Zowa v Zowa (HC 790 of 2009) [2010] ZWBHC 36 (8 June 2010)


Judgment No. HB 36/10

Case No. HC 790/09

X Ref HC 1498/06 & HC 1293/08



JAMESON ZOWA


Versus


SUSAN ZOWA


IN THE HIGH COURT OF ZIMBABWE

KAMOCHA J

BULAWAYO 9 JUNE 2010


L Nkomo for applicant

L Mcijo for respondent


Application for Condonation


KAMOCHA J: The background information which is largely common cause is this:

The parties were married to each other on 1 May 1996. The marriage was going through a turbulent period resulting in the wife instituting divorce proceedings by issuing divorce summons against the husband on 7 July 2006. The husband entered appearance to defend and filed his plea.

The husband started developing problems when notice to make discovery was served on his erstwhile legal practitioners on 4 April 2008. For some reasons he was unable to make discovery for two months prompting the wife to file an application to compel discovery. The application was granted on 25 June 2008. In it the husband was required to file discovery documents within 5 days of service of the order upon his legal practitioners. Failing which his defence would be struck out and his wife would be granted leave to set down the matter on the unopposed roll without notice to him.

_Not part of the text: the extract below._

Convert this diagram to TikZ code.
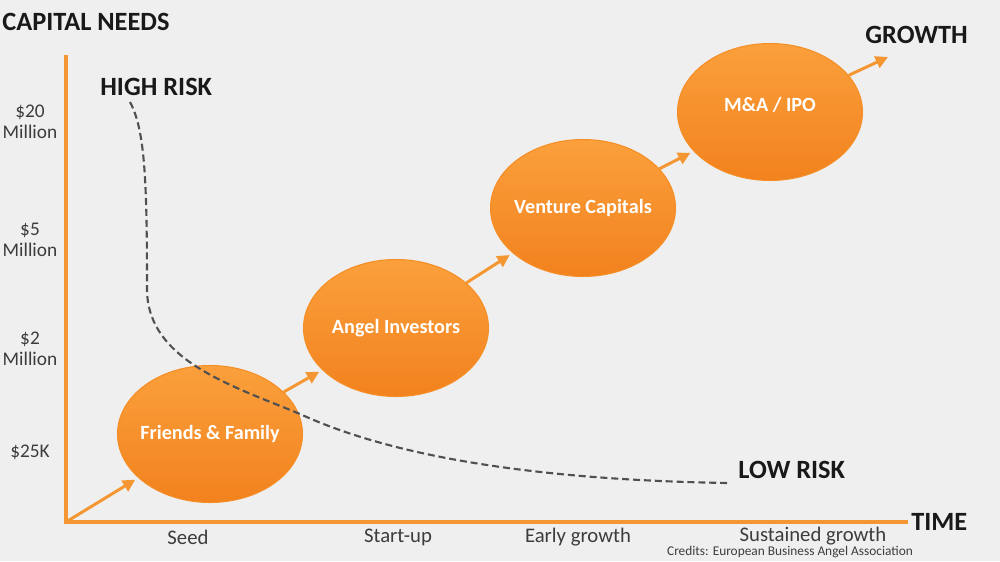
\documentclass[tikz,border=0pt]{standalone}
\usepackage{fontspec}
\setmainfont{Carlito}
\usetikzlibrary{shapes.geometric,arrows.meta}
\definecolor{bgc}{RGB}{239,239,239}
\definecolor{org}{RGB}{246,142,38}
\definecolor{orgtop}{RGB}{250,160,60}
\definecolor{orgbot}{RGB}{242,130,30}
\definecolor{axc}{RGB}{244,150,50}
\definecolor{txt}{RGB}{25,25,25}
\definecolor{lbl}{RGB}{60,60,60}
\definecolor{dsh}{RGB}{80,80,80}
\tikzset{
  stage/.style={ellipse, inner sep=0pt, minimum width=3.7cm, minimum height=2.74cm,
    top color=orgtop, bottom color=orgbot, draw=org, line width=0.6pt},
  stagetext/.style={text=white, inner sep=0pt, font=\bfseries\fontsize{11.5}{13}\selectfont},
  flow/.style={draw=axc, line width=1.7pt, -{Triangle[length=7pt,width=7pt]}, shorten >=2pt},
  axis/.style={draw=axc, line width=2pt},
  head/.style={text=txt, font=\bfseries\fontsize{15}{17}\selectfont, inner sep=0pt},
  ylab/.style={text=lbl, font=\fontsize{11}{12}\selectfont, align=center, inner sep=0pt},
  xlab/.style={text=lbl, font=\fontsize{11.8}{13}\selectfont, inner sep=0pt},
  risk/.style={draw=dsh, line width=1.2pt, dash pattern=on 4pt off 2.2pt}
}
\begin{document}
\begin{tikzpicture}[x=0.02cm,y=-0.02cm]
\fill[bgc] (0,0) rectangle (1000,561);
\useasboundingbox (0,0) rectangle (1000,561);
% axes
\coordinate (o) at (66,522);
\coordinate (ytop) at (66,55);
\coordinate (xend) at (908,522);
\draw[axis] (ytop) -- (o) -- (xend);
% headings
\node[head, anchor=west] (cap) at (2,22) {CAPITAL NEEDS};
\node[head, anchor=west] (hr) at (100,87) {HIGH RISK};
\node[head, anchor=west] (gr) at (865,35) {GROWTH};
\node[head, anchor=west] (lr) at (738,470) {LOW RISK};
\node[head, anchor=west] (tm) at (911,522) {TIME};
% y labels
\node[ylab] (y20) at (30,122) {\$20\\Million};
\node[ylab] (y5) at (30,240) {\$5\\Million};
\node[ylab] (y2) at (30,349) {\$2\\Million};
\node[ylab] (y25) at (30,452) {\$25K};
% x labels
\node[xlab] (xs) at (188,537) {Seed};
\node[xlab] (xsu) at (398,537) {Start-up};
\node[xlab] (xeg) at (578,537) {Early growth};
\node[xlab] (xsg) at (813,536) {Sustained growth};
\node[text=lbl, font=\fontsize{7.6}{8}\selectfont, inner sep=0pt] (cr) at (790,552.5) {Credits: European Business Angel Association};
% stages
\node[stage] (ff) at (210,434) {};
\node[stage] (ai) at (396,328) {};
\node[stage] (vc) at (583,208) {};
\node[stage] (ma) at (770,112) {};
\node[stagetext] (fft) at (ff.center) {Friends \& Family};
\node[stagetext] (ait) at (ai.center) {Angel Investors};
\node[stagetext] (vct) at (vc.center) {Venture Capitals};
\node[stagetext] (mat) at ([yshift=4pt]ma.center) {M\&A / IPO};
\coordinate (gend) at (888,57);
% flow arrows
\draw[flow] (o) -- (ff);
\draw[flow] (ff) -- (ai);
\draw[flow] (ai) -- (vc);
\draw[flow] (vc) -- (ma);
\draw[flow, shorten >=0pt] (ma) -- (gend);
% risk curve
\coordinate (rs) at (130,102);
\coordinate (re) at (727,483);
\draw[risk] (rs) .. controls (145,130) and (147,180) .. (147,290)
  .. controls (148,360) and (230,385) .. (300,414)
  .. controls (400,460) and (550,480) .. (re);
\end{tikzpicture}
\end{document}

When an attempt to serve the application to compel discovery was made on Mabhikwa, Hikwa and Nyathi legal practitioners, the legal practitioners refused to accept service stating that their records did not show that they were ever engaged by the defendant. They also did not recall instructing Advocate Nkiwane to act on their behalf in this particular matter. They concluded by suggesting that the application to compel discovery should be served on the defendant personally. There is nothing on record to show that the said legal practitioners renounced agency nor is there any assumption of agency by them.

What is clear is that S Nkiwane when he entered appearance to defend on behalf of the defendant on 31 August 2006 he gave out that the defendant’s address for service was Messrs Mabhikwa, Hikwa and Nyathi, legal practitioners. He went on to state that those legal practitioners, in particular M. Nyathi, had in fact instructed him. He repeated that on 30 January 2007 when he filed the defendant’s plea. What all that means is that Advocate Nkiwane was in fact not being instructed by the legal practitioners. He was dealing directly with the defendant. Hence, serving the court order on the said legal practitioners served no useful purpose.

An attempt to serve the order on defendant personally at house number 29 Heythrop Road, Montrose was fruitless as he was said to be in the Cement Siding area. Finally substituted service had to be used to serve the court order by publishing it once in the Chronicle newspaper on 7 November 2008. Defendant says he did not read that day’s paper.

The real cause of all the confusion in this matter emanates from Advocate Nkiwane who without making adequate arrangements for this matter went to Namibia on business. He referred to Mabhikwa, Hikwa and Nyathi, legal practitioners as his instructing legal practitioners when they did not retain him. His client who was in fact his friend must have been led to believe that there were other lawyers who would handle his case in Nkiwane’s absence. At one stage Nkiwane referred him to Munjanja & Associates. There is no assumption of agency by those legal practitioners and yet they were to negotiate a consent paper with the plaintiff. In the circumstances applicant can be forgiven for believing that his matter was being handled by some legal practitioners. In result I hold that he was not in willful default.

He has good prospects of success in the light of the fact that Nkiwane could not effect discovery due to other commitments in Namibia. He failed to make adequate arrangements.

The respondent argued that applicant was bent on frustrating the finalization of this matter without giving specific incidents showing such conduct.

It was further argued that applicant’s degree of non-compliance with the rules was gross. That is untenable in the light of the fact that applicant only learnt about the order on 14 May 2009 and filed his application for rescission on 21 May 2009.

In the light of the foregoing I hold the view that this is a proper case to condone the late filing of an application for rescission.